* [Challenge]
Skip the pictures, please, and write out exactly the lines from the opening of the data through the line containing "import * as".
------------------------------------------------
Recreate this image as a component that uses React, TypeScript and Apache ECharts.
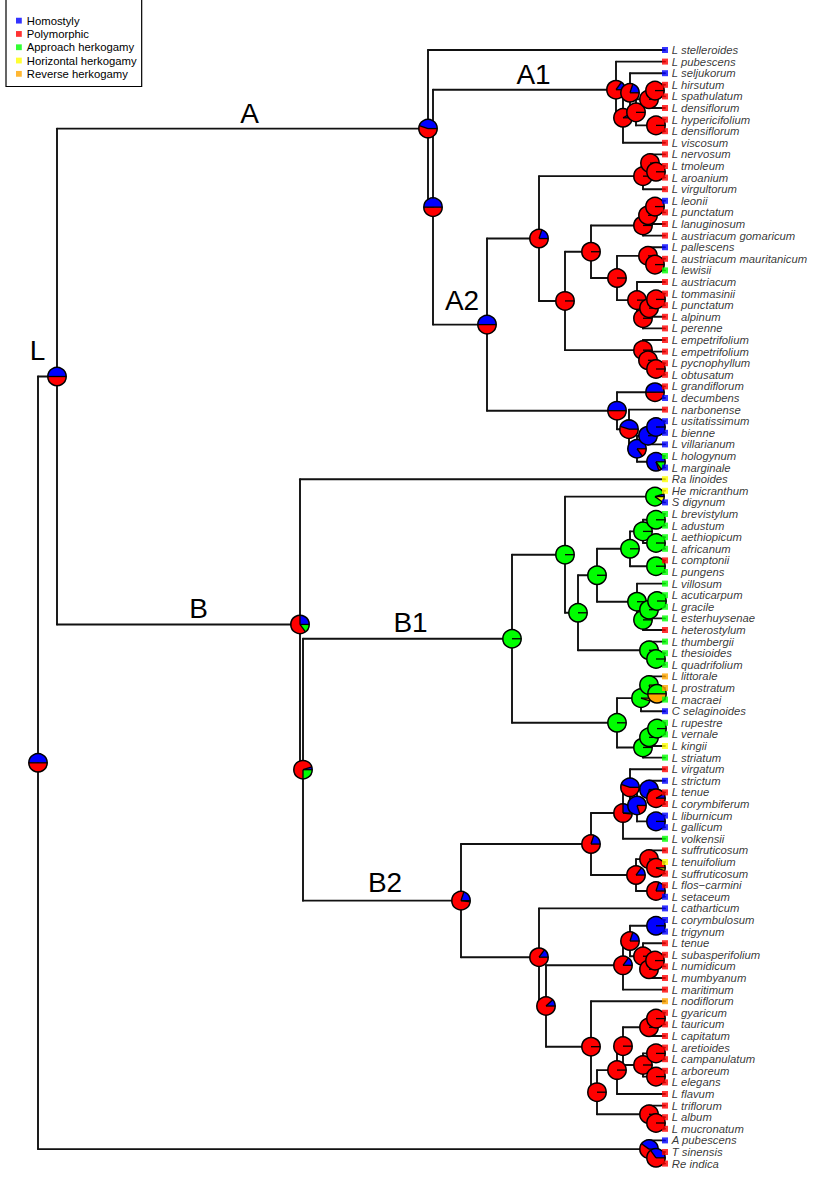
import React, { useEffect, useRef } from "react";
import * as echarts from "echarts";

// ---------- DATA ----------
const stateNames = ["Homostyly", "Polymorphic", "Approach herkogamy", "Horizontal herkogamy", "Reverse herkogamy"];
const stateColors = ["#0000FF", "#FF0000", "#00FF00", "#FFFF00", "#FFA500"];

const tipNames = [
  "L stelleroides", "L pubescens", "L seljukorum", "L hirsutum", "L spathulatum", "L densiflorum", "L hypericifolium", "L densiflorum", "L viscosum",
  "L nervosum", "L tmoleum", "L aroanium", "L virgultorum", "L leonii", "L punctatum", "L lanuginosum", "L austriacum gomaricum", "L pallescens", "L austriacum mauritanicum", "L lewisii",
  "L austriacum", "L tommasinii", "L punctatum", "L alpinum", "L perenne", "L empetrifolium", "L empetrifolium", "L pycnophyllum", "L obtusatum", "L grandiflorum",
  "L decumbens", "L narbonense", "L usitatissimum", "L bienne", "L villarianum", "L hologynum", "L marginale", "Ra linoides", "He micranthum", "S digynum",
  "L brevistylum", "L adustum", "L aethiopicum", "L africanum", "L comptonii", "L pungens", "L villosum", "L acuticarpum", "L gracile", "L esterhuysenae",
  "L heterostylum", "L thumbergii", "L thesioides", "L quadrifolium", "L littorale", "L prostratum", "L macraei", "C selaginoides", "L rupestre", "L vernale",
  "L kingii", "L striatum", "L virgatum", "L strictum", "L tenue", "L corymbiferum", "L liburnicum", "L gallicum", "L volkensii", "L suffruticosum",
  "L tenuifolium", "L suffruticosum", "L flos\u2212carmini", "L setaceum", "L catharticum", "L corymbulosum", "L trigynum", "L tenue", "L subasperifolium", "L numidicum",
  "L mumbyanum", "L maritimum", "L nodiflorum", "L gyaricum", "L tauricum", "L capitatum", "L aretioides", "L campanulatum", "L arboreum", "L elegans",
  "L flavum", "L triflorum", "L album", "L mucronatum", "A pubescens", "T sinensis", "Re indica",
];

// 0 Homostyly, 1 Polymorphic, 2 Approach, 3 Horizontal, 4 Reverse
const tipStates = [
  0, 1, 0, 1, 1, 1, 1, 1, 1,
  1, 1, 1, 1, 0, 1, 1, 1, 0, 1, 2,
  1, 1, 1, 1, 1, 1, 1, 1, 1, 1,
  0, 1, 0, 0, 0, 2, 0, 3, 3, 0,
  2, 2, 2, 2, 1, 2, 2, 2, 2, 2,
  1, 2, 2, 2, 4, 4, 2, 0, 2, 2,
  3, 2, 1, 0, 1, 1, 0, 0, 2, 1,
  3, 1, 1, 0, 0, 0, 0, 1, 1, 1,
  1, 1, 4, 1, 1, 1, 1, 1, 1, 1,
  1, 1, 1, 1, 0, 1, 1,
];

const tipDepth = 665;

const R = [0, 1, 0, 0, 0];
const G = [0, 0, 1, 0, 0];
const BL = [1, 0, 0, 0, 0];

// internal nodes: [id, depth, children (node ids or 1-based tip numbers), state probabilities]
const internalNodes: [string, number, (string | number)[], number[]][] = [
  ["root", 38, ["L", "og1"], [0.5, 0.5, 0, 0, 0]],
  ["L", 57, ["A", "B"], [0.5, 0.5, 0, 0, 0]],
  ["A", 428, [1, "AA"], [0.45, 0.55, 0, 0, 0]],
  ["AA", 433, ["P1", "A2"], [0.5, 0.5, 0, 0, 0]],
  ["P1", 616, [2, "P5"], [0.15, 0.85, 0, 0, 0]],
  ["P5", 623, ["P2", 9], [0.08, 0.92, 0, 0, 0]],
  ["P2", 630, [3, "P6"], [0.2, 0.8, 0, 0, 0]],
  ["P6", 636, ["P4", "P7"], R],
  ["P4", 649, ["P3", 6], R],
  ["P3", 655, [4, 5], R],
  ["P7", 656, [7, 8], R],
  ["A2", 487, ["A2u", "A2l"], [0.5, 0.5, 0, 0, 0]],
  ["A2u", 539, ["nv1", "n565"], [0.2, 0.8, 0, 0, 0]],
  ["nv1", 643, ["nv2", 13], R],
  ["nv2", 650, [10, "nv3"], R],
  ["nv3", 656, [11, 12], R],
  ["n565", 565, ["n591", "em1"], R],
  ["n591", 591, ["le1", "n617"], R],
  ["le1", 643, ["le2", 17], R],
  ["le2", 648, ["le3", 16], R],
  ["le3", 655, [14, 15], R],
  ["n617", 617, ["pa1", "au1"], R],
  ["pa1", 648, [18, "pa2"], R],
  ["pa2", 655, [19, 20], R],
  ["au1", 637, [21, "au2"], R],
  ["au2", 643, ["au3", 25], R],
  ["au3", 649, ["au4", 24], R],
  ["au4", 656, [22, 23], R],
  ["em1", 643, [26, "em2"], R],
  ["em2", 648, [27, "em3"], R],
  ["em3", 656, [28, 29], R],
  ["A2l", 617, ["gd", "n629"], [0.5, 0.5, 0, 0, 0]],
  ["gd", 655, [30, 31], [0.5, 0.5, 0, 0, 0]],
  ["n629", 629, [32, "n637"], [0.45, 0.55, 0, 0, 0]],
  ["n637", 637, ["us1", "hm"], [0.85, 0.15, 0, 0, 0]],
  ["us1", 648, ["us2", 35], BL],
  ["us2", 656, [33, 34], BL],
  ["hm", 656, [36, 37], [0.8, 0.05, 0.15, 0, 0]],
  ["B", 300, [38, "BB"], [0.25, 0.6, 0.15, 0, 0]],
  ["BB", 303, ["B1", "B2"], [0.05, 0.7, 0.25, 0, 0]],
  ["B1", 512, ["b565", "b617"], G],
  ["b565", 565, ["hs", "b578"], G],
  ["hs", 655, [39, 40], [0.05, 0, 0.85, 0.1, 0]],
  ["b578", 578, ["b597", "th1"], G],
  ["b597", 597, ["b630", "vi0"], G],
  ["b630", 630, ["b643", "cp"], G],
  ["b643", 643, ["ba", "bb"], G],
  ["ba", 656, [41, 42], G],
  ["bb", 656, [43, 44], G],
  ["cp", 656, [45, 46], G],
  ["vi0", 637, [47, "vi1"], G],
  ["vi1", 643, ["vi2", 51], G],
  ["vi2", 649, ["vi3", 50], G],
  ["vi3", 657, [48, 49], G],
  ["th1", 649, [52, "th2"], G],
  ["th2", 656, [53, 54], G],
  ["b617", 617, ["li1", "ru1"], G],
  ["li1", 641, ["li2", 58], [0, 0, 0.95, 0, 0.05]],
  ["li2", 649, [55, "li3"], [0, 0, 0.8, 0, 0.2]],
  ["li3", 657, [56, 57], [0, 0, 0.5, 0, 0.5]],
  ["ru1", 643, ["ru2", 62], G],
  ["ru2", 649, ["ru3", 61], G],
  ["ru3", 657, [59, 60], G],
  ["B2", 461, ["c591", "c539"], [0.2, 0.78, 0.02, 0, 0]],
  ["c591", 591, ["c623", "c636"], [0.2, 0.8, 0, 0, 0]],
  ["c623", 623, ["c630", 69], [0.25, 0.73, 0.02, 0, 0]],
  ["c630", 630, [63, "c637"], [0.45, 0.55, 0, 0, 0]],
  ["c637", 637, ["st", "lg"], [0.8, 0.2, 0, 0, 0]],
  ["st", 649, [64, "tc"], [0.75, 0.25, 0, 0, 0]],
  ["tc", 656, [65, 66], [0.08, 0.92, 0, 0, 0]],
  ["lg", 656, [67, 68], BL],
  ["c636", 636, ["sf1", "fs"], [0.15, 0.85, 0, 0, 0]],
  ["sf1", 649, [70, "sf2"], R],
  ["sf2", 656, [71, 72], [0, 0.95, 0, 0.05, 0]],
  ["fs", 656, [73, 74], [0.2, 0.8, 0, 0, 0]],
  ["c539", 539, [75, "c546"], [0.15, 0.85, 0, 0, 0]],
  ["c546", 546, ["d623", "d591"], [0.12, 0.88, 0, 0, 0]],
  ["d623", 623, ["d630", 82], [0.15, 0.85, 0, 0, 0]],
  ["d630", 630, ["ct", "tn"], [0.2, 0.8, 0, 0, 0]],
  ["ct", 656, [76, 77], BL],
  ["tn", 643, [78, "nu1"], R],
  ["nu1", 649, ["nu2", 81], R],
  ["nu2", 655, [79, 80], R],
  ["d591", 591, [83, "d597"], R],
  ["d597", 597, ["d617", "tr1"], R],
  ["d617", 617, ["d623b", 91], R],
  ["d623b", 623, ["gy1", "ar1"], R],
  ["gy1", 649, ["gy2", 86], R],
  ["gy2", 656, [84, 85], R],
  ["ar1", 643, ["ar2", "ar3"], R],
  ["ar2", 656, [87, 88], R],
  ["ar3", 656, [89, 90], R],
  ["tr1", 649, [92, "tr2"], R],
  ["tr2", 656, [93, 94], R],
  ["og1", 649, [95, "og2"], [0.4, 0.6, 0, 0, 0]],
  ["og2", 656, [96, 97], [0.35, 0.65, 0, 0, 0]],
];

// clade labels: [text, node id]
const cladeLabels: [string, string][] = [
  ["L", "L"], ["A", "A"], ["A1", "P1"], ["A2", "A2"], ["B", "B"], ["B1", "B1"], ["B2", "B2"],
];

// ---------- LAYOUT (pixels) ----------
const W = 817;
const H = 1184;
const firstTipPx = 50;
const tipStepPx = 11.6;
const pieR = 9.2;
const labelFont = "'Liberation Sans', Arial, Helvetica, sans-serif";
const cladeLabelOffset: Record<string, [number, number]> = {
  L: [-10, -26], A: [7, -15.5], A1: [9, -15.5], A2: [2, -24], B: [20, -16], B1: [3, -16.5], B2: [3, -18],
};

function buildTree() {
  const byId: Record<string, { depth: number; children: (string | number)[]; pie: number[] }> = {};
  const parent: Record<string, string> = {};
  internalNodes.forEach(([id, depth, children, pie]) => {
    byId[id] = { depth, children, pie };
    children.forEach((c) => {
      if (typeof c === "string") parent[c] = id;
    });
  });
  const yOf: Record<string, number> = {};
  const childY = (c: string | number): number => (typeof c === "number" ? c - 1 : nodeY(c));
  const childX = (c: string | number): number => (typeof c === "number" ? tipDepth : byId[c].depth);
  function nodeY(id: string): number {
    if (yOf[id] !== undefined) return yOf[id];
    const ys = byId[id].children.map(childY);
    const v = ys.reduce((a, b) => a + b, 0) / ys.length;
    yOf[id] = v;
    return v;
  }
  const edges: number[][] = [];
  const pies: number[][] = [];
  const visit = (id: string) => {
    const n = byId[id];
    const y = nodeY(id);
    pies.push([n.depth, y, ...n.pie]);
    const ys = n.children.map(childY);
    edges.push([n.depth, Math.min(...ys), n.depth, Math.max(...ys)]);
    n.children.forEach((c) => {
      edges.push([n.depth, childY(c), childX(c), childY(c)]);
    });
    n.children.forEach((c) => {
      if (typeof c === "string") visit(c);
    });
  };
  visit("root");
  const labels = cladeLabels.map(([text, id]) => {
    const p = byId[parent[id]];
    return { text, x: (p.depth + byId[id].depth) / 2, y: nodeY(id) };
  });
  return { edges, pies, labels };
}

export default function App() {
  const ref = useRef<HTMLDivElement>(null);
  useEffect(() => {
    if (!ref.current) return;
    const chart = echarts.init(ref.current, undefined, { renderer: "svg" });
    const { edges, pies, labels } = buildTree();
    const yMin = -firstTipPx / tipStepPx;
    const yMax = yMin + H / tipStepPx;

    const option: any = {
      animation: false,
      backgroundColor: "#ffffff",
      grid: { left: 0, right: 0, top: 0, bottom: 0 },
      xAxis: { type: "value", min: 0, max: W, show: false },
      yAxis: { type: "value", min: yMin, max: yMax, inverse: true, show: false },
      legend: {
        data: stateNames,
        orient: "vertical",
        left: 6,
        top: -4,
        icon: "rect",
        itemWidth: 5.8,
        itemHeight: 5.8,
        itemGap: 0,
        padding: [18, 5, 6, 10],
        borderColor: "#000",
        borderWidth: 1.2,
        backgroundColor: "#fff",
        selectedMode: false,
        textStyle: { fontSize: 11.3, fontFamily: labelFont, color: "#000", lineHeight: 13.3 },
      },
      series: [
        ...stateNames.map((name, k) => ({
          name,
          type: "scatter",
          data: [],
          itemStyle: { color: stateColors[k] },
        })),
        {
          type: "custom",
          coordinateSystem: "cartesian2d",
          silent: true,
          encode: { x: [0, 2], y: [1, 3] },
          data: edges,
          renderItem: (_p: any, api: any) => {
            const a = api.coord([api.value(0), api.value(1)]);
            const b = api.coord([api.value(2), api.value(3)]);
            return {
              type: "line",
              shape: { x1: a[0], y1: a[1], x2: b[0], y2: b[1] },
              style: { stroke: "#111", lineWidth: 1.9, lineCap: "round" },
            };
          },
        },
        {
          type: "custom",
          coordinateSystem: "cartesian2d",
          silent: true,
          encode: { x: 0, y: 1 },
          data: pies,
          renderItem: (_p: any, api: any) => {
            const c = api.coord([api.value(0), api.value(1)]);
            const probs = [2, 3, 4, 5, 6].map((k) => Number(api.value(k)) || 0);
            const tot = probs.reduce((s, v) => s + v, 0) || 1;
            const children: any[] = [];
            const bounds: number[] = [0];
            let acc = 0;
            probs.forEach((p, k) => {
              if (p <= 0) return;
              const a0 = (acc / tot) * Math.PI * 2;
              acc += p;
              const a1 = (acc / tot) * Math.PI * 2;
              children.push({
                type: "sector",
                shape: { cx: c[0], cy: c[1], r: pieR, r0: 0, startAngle: -a1, endAngle: -a0, clockwise: true },
                style: { fill: stateColors[k], stroke: stateColors[k], lineWidth: 0.3 },
              });
              bounds.push(acc / tot);
            });
            bounds.forEach((b) => {
              if (b > 0.999) return;
              const ang = b * Math.PI * 2;
              children.push({
                type: "line",
                shape: { x1: c[0], y1: c[1], x2: c[0] + pieR * Math.cos(ang), y2: c[1] - pieR * Math.sin(ang) },
                style: { stroke: "#000", lineWidth: 1.3 },
              });
            });
            children.push({
              type: "circle",
              shape: { cx: c[0], cy: c[1], r: pieR },
              style: { fill: "none", stroke: "#000", lineWidth: 1.5 },
            });
            return { type: "group", children };
          },
        },
        {
          type: "scatter",
          silent: true,
          symbol: "rect",
          symbolSize: 6,
          data: tipNames.map((name, i) => ({
            name,
            value: [tipDepth, i],
            itemStyle: { color: stateColors[tipStates[i]] },
          })),
          label: {
            show: true,
            position: "right",
            distance: 3.8,
            formatter: "{b}",
            fontStyle: "italic",
            fontSize: 11.3,
            fontFamily: labelFont,
            color: "#000",
          },
        },
        {
          type: "custom",
          coordinateSystem: "cartesian2d",
          silent: true,
          encode: { x: 0, y: 1 },
          data: labels.map((l) => [l.x, l.y]),
          renderItem: (p: any, api: any) => {
            const c = api.coord([api.value(0), api.value(1)]);
            const text = labels[p.dataIndex].text;
            const off = cladeLabelOffset[text] || [0, -16];
            return {
              type: "text",
              style: {
                text,
                x: c[0] + off[0],
                y: c[1] + off[1],
                align: "center",
                verticalAlign: "middle",
                fontSize: 28,
                fontFamily: labelFont,
                fill: "#000",
              },
            };
          },
        },
      ],
    };
    chart.setOption(option);
    return () => chart.dispose();
  }, []);
  return (
    <div
      ref={ref}
      style={{ position: "absolute", left: 0, top: 0, width: W, height: H, background: "#fff" }}
    />
  );
}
------------------------------------------------
* [Answer to this exercise]
Recreate this image as a component that uses React, TypeScript and Apache ECharts.
import React, { useEffect, useRef } from "react";
import * as echarts from "echarts";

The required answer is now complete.